For many people, school sports were more than an after-school activity; they were a defining part of growing up. Practices structured daily life, teammates became a second family, and competition shaped confidence, discipline, and identity. As the years pass, however, those connections often fade quietly into the background. Checking in with former fellow school athletes is a way to reconnect not only with sport, but with people from high school who shared an intense and formative chapter of life.
1. The Bonds Built Through School Sports Last Longer Than You Think
Athletics create a type of connection that is difficult to replicate elsewhere. Early mornings, shared pressure, hard-earned wins, and disappointing losses build trust quickly. Even decades later, those experiences remain a common language. Reaching out to former teammates isn’t about reliving the past; it’s about recognizing that a shared history still exists and still matters.
2. Life Takes Teammates in Many Directions
After high school, athletes move on in vastly different ways. Some continue competing, others step away from sport entirely, and many carry lessons from athletics into careers, relationships, and family life. Reconnecting offers a chance to see how discipline, teamwork, and resilience played out beyond the field or court. These conversations often reveal that the uncertainty of life after sport was more universal than it felt at the time.
3. Shared School History Makes Reconnecting Easier
Reaching out to former school athletes often feels more natural than reconnecting with casual classmates. You already know how each other handled stress, accountability, and setbacks. That shared context lowers barriers and reduces awkwardness, even after years of silence. Conversations tend to resume with surprising ease because they’re rooted in mutual experience rather than obligation.

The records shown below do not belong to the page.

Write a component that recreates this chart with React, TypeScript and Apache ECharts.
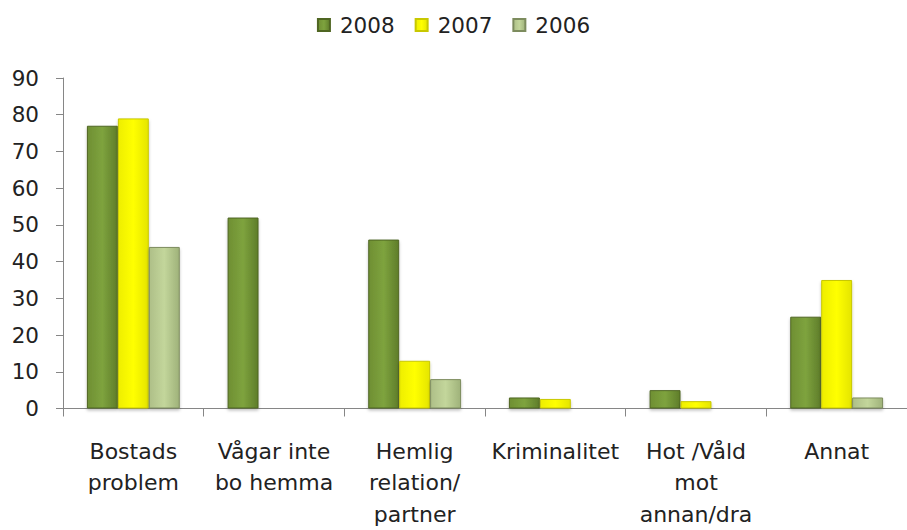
import React, { useEffect, useRef } from "react";
import * as echarts from "echarts";

const categories = [
  "Bostads\nproblem",
  "Vågar inte\nbo hemma",
  "Hemlig\nrelation/\npartner",
  "Kriminalitet",
  "Hot /Våld\nmot\nannan/dra",
  "Annat",
];
const years = ["2008", "2007", "2006"];
const values2008 = [77, 52, 46, 3, 5, 25];
const values2007 = [79, 0, 13, 2.6, 2, 35];
const values2006 = [44, 0, 8, 0, 0, 3];
const yTicks = [0, 10, 20, 30, 40, 50, 60, 70, 80, 90];

const grad = (l: string, m: string, r: string) =>
  new echarts.graphic.LinearGradient(0, 0, 1, 0, [
    { offset: 0, color: l },
    { offset: 0.5, color: m },
    { offset: 1, color: r },
  ]);

export default function App() {
  const ref = useRef<HTMLDivElement>(null);
  useEffect(() => {
    if (!ref.current) return;
    const chart = echarts.init(ref.current, undefined, { renderer: "svg" });
    const font = "'DejaVu Sans', sans-serif";
    const mk = (name: string, data: number[], style: any) => ({
      name,
      type: "bar",
      data: data.map((v) => (v === 0 ? null : v)),
      barGap: "0%",
      barCategoryGap: "34%",
      itemStyle: style,
    });
    chart.setOption({
      animation: false,
      textStyle: { fontFamily: font },
      legend: {
        top: 9,
        left: "center",
        itemWidth: 12,
        itemHeight: 12,
        itemGap: 20,
        icon: "rect",
        textStyle: { fontSize: 21.5, color: "#222", fontFamily: font, padding: [0, 0, 0, 5] },
        data: years,
      },
      grid: { left: 63, top: 78, width: 852, bottom: 121, containLabel: false },
      xAxis: {
        type: "category",
        data: categories,
        axisLine: { show: true, lineStyle: { color: "#868686", width: 1 } },
        axisTick: { show: true, length: 8, lineStyle: { color: "#868686" } },
        axisLabel: {
          interval: 0,
          fontSize: 22,
          lineHeight: 31.5,
          color: "#222",
          margin: 27,
          fontFamily: font,
        },
        splitLine: { show: false },
      },
      yAxis: {
        type: "value",
        min: 0,
        max: 90,
        interval: 10,
        axisLine: { show: true, lineStyle: { color: "#868686", width: 1 } },
        axisTick: { show: true, length: 7, lineStyle: { color: "#868686" } },
        axisLabel: {
          fontSize: 21.5,
          color: "#222",
          margin: 24,
          fontFamily: font,
          formatter: (v: number) => (yTicks.includes(v) ? String(v) : ""),
        },
        splitLine: { show: false },
      },
      series: [
        mk("2008", values2008, {
          color: grad("#6f8f33", "#7ea33e", "#5f7d2a"),
          borderColor: "#4f6622",
          borderWidth: 1,
          shadowColor: "rgba(0,0,0,0.25)",
          shadowBlur: 3,
          shadowOffsetY: 2,
        }),
        mk("2007", values2007, {
          color: grad("#eeee00", "#ffff00", "#e5e500"),
          borderColor: "#c8c800",
          borderWidth: 1,
          shadowColor: "rgba(0,0,0,0.25)",
          shadowBlur: 3,
          shadowOffsetY: 2,
        }),
        mk("2006", values2006, {
          color: grad("#aebf88", "#c3d69b", "#9fb27a"),
          borderColor: "#7d8c5e",
          borderWidth: 1,
          shadowColor: "rgba(0,0,0,0.25)",
          shadowBlur: 3,
          shadowOffsetY: 2,
        }),
      ],
    });
    return () => chart.dispose();
  }, []);
  return (
    <div
      ref={ref}
      style={{ position: "absolute", left: 0, top: 0, width: 907, height: 530 }}
    />
  );
}
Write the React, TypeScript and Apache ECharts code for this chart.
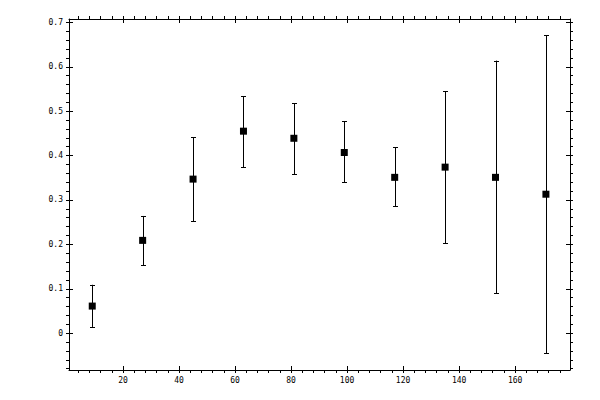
import React, { useEffect, useRef } from 'react'
import * as echarts from 'echarts'

// measurement positions and values with their error ranges
const xs = [9, 27, 45, 63, 81, 99, 117, 135, 153, 171]
const means = [0.061, 0.209, 0.347, 0.455, 0.439, 0.407, 0.351, 0.374, 0.351, 0.313]
const lows = [0.014, 0.153, 0.252, 0.374, 0.358, 0.340, 0.286, 0.203, 0.090, -0.045]
const highs = [0.109, 0.264, 0.441, 0.534, 0.518, 0.477, 0.419, 0.545, 0.614, 0.671]

// axis ranges and ticks
const xRange = [0.7, 179.6]
const yRange = [-0.083, 0.7077]
const xMajorTicks = [20, 40, 60, 80, 100, 120, 140, 160]
const yMajorTicks = [0, 0.1, 0.2, 0.3, 0.4, 0.5, 0.6, 0.7]
const xMinorStep = 4
const yMinorStep = 0.02

const range = (a: number, b: number, step: number) => {
  const out: number[] = []
  const n = Math.round((b - a) / step)
  for (let i = 0; i <= n; i++) out.push(Math.round((a + i * step) * 1000) / 1000)
  return out
}
const xAllTicks = range(4, 176, xMinorStep)
const yAllTicks = range(-0.08, 0.7, yMinorStep)

const FONT = 'DejaVu Sans Mono'
const black = '#000'

function axisPair(dim: 'x' | 'y', position: string, labels: boolean) {
  const [min, max] = dim === 'x' ? xRange : yRange
  const all = dim === 'x' ? xAllTicks : yAllTicks
  const major = dim === 'x' ? xMajorTicks : yMajorTicks
  const outer = {
    type: 'value', position, min, max,
    axisLine: { show: true, onZero: false, lineStyle: { color: black, width: 1 } },
    axisTick: { show: true, inside: false, length: 3, customValues: all, lineStyle: { color: black, width: 1 } },
    axisLabel: labels ? {
      show: true, customValues: major, color: black, fontFamily: FONT, fontSize: 8,
      margin: 6,
      formatter: (v: number) => (v === 0 ? '0' : String(v))
    } : { show: false },
    splitLine: { show: false }
  }
  const inner = {
    type: 'value', position, min, max,
    axisLine: { show: false, onZero: false },
    axisTick: { show: true, inside: true, length: 4, customValues: major, lineStyle: { color: black, width: 1 } },
    axisLabel: { show: false },
    splitLine: { show: false }
  }
  return [outer, inner]
}

export default function App() {
  const ref = useRef<HTMLDivElement | null>(null)

  useEffect(() => {
    if (!ref.current) return
    const chart = echarts.init(ref.current, undefined, { renderer: 'svg' })

    const errData = xs.map((x, i) => [x, lows[i], highs[i]])
    const pts = xs.map((x, i) => [x, means[i]])

    const opt: echarts.EChartsOption = {
      animation: false,
      backgroundColor: '#fff',
      grid: { left: 69, right: 30, top: 19, bottom: 30 },
      xAxis: [...axisPair('x', 'bottom', true), ...axisPair('x', 'top', false)] as any,
      yAxis: [...axisPair('y', 'left', true), ...axisPair('y', 'right', false)] as any,
      series: [
        {
          type: 'custom',
          xAxisIndex: 0,
          yAxisIndex: 0,
          data: errData,
          renderItem: (params: any, api: any) => {
            const x = api.value(0)
            const lo = api.coord([x, api.value(1)])
            const hi = api.coord([x, api.value(2)])
            const cx = Math.round(lo[0]) + 0.5
            const cap = 2.5
            const style = { stroke: black, lineWidth: 1 }
            return {
              type: 'group',
              children: [
                { type: 'line', shape: { x1: cx, y1: lo[1], x2: cx, y2: hi[1] }, style },
                { type: 'line', shape: { x1: cx - cap, y1: Math.round(lo[1]) + 0.5, x2: cx + cap, y2: Math.round(lo[1]) + 0.5 }, style },
                { type: 'line', shape: { x1: cx - cap, y1: Math.round(hi[1]) + 0.5, x2: cx + cap, y2: Math.round(hi[1]) + 0.5 }, style }
              ]
            }
          }
        } as any,
        {
          type: 'scatter',
          xAxisIndex: 0,
          yAxisIndex: 0,
          data: pts,
          symbol: 'rect',
          symbolSize: 7,
          itemStyle: { color: black, opacity: 1 }
        }
      ]
    }

    chart.setOption(opt)
    return () => { chart.dispose() }
  }, [])

  return (
    <div
      ref={ref}
      style={{ position: 'fixed', left: 0, top: 0, width: 600, height: 400, background: '#fff' }}
    />
  )
}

4. Carrying the Team Mentality Forward
School athletics teach lessons that extend far beyond competition. Teamwork, accountability, and showing up for others don’t end when the season does. Reaching out to a former teammate is a small act, but it reflects those same values. It keeps the spirit of the team alive in a quieter, more personal way.
Why a Simple Check-In Can Matter
You don’t need a reunion, milestone, or major event to reach out. A brief message or casual check-in can be unexpectedly meaningful. Former teammates may be navigating long-term injuries, shifts in identity after sport, or major life changes that few people truly understand. Hearing from someone who remembers them during a defining period can provide reassurance, validation, and connection without pressure.
Finding People From High School Again
One of the biggest obstacles to reconnecting is simply knowing where to start. Time changes contact details, locations, and social circles. Revisiting high school yearbooks and alumni records can provide a helpful starting point. Look at these free high school yearbooks online to browse through school history and rediscover teammates and classmates you may have lost touch with. Seeing familiar names and faces often turns the idea of reconnecting into a concrete next step.
Reconnection Isn’t About Comparison
One fear that holds people back from reaching out is comparison against those who succeeded, who struggled, and who changed the most. The most rewarding reconnections happen when curiosity replaces judgment. Conversations centered on lessons learned, evolving priorities, and unexpected paths tend to feel more meaningful than surface-level updates. Former teammates often appreciate the chance to talk honestly, without the pressure of proving anything.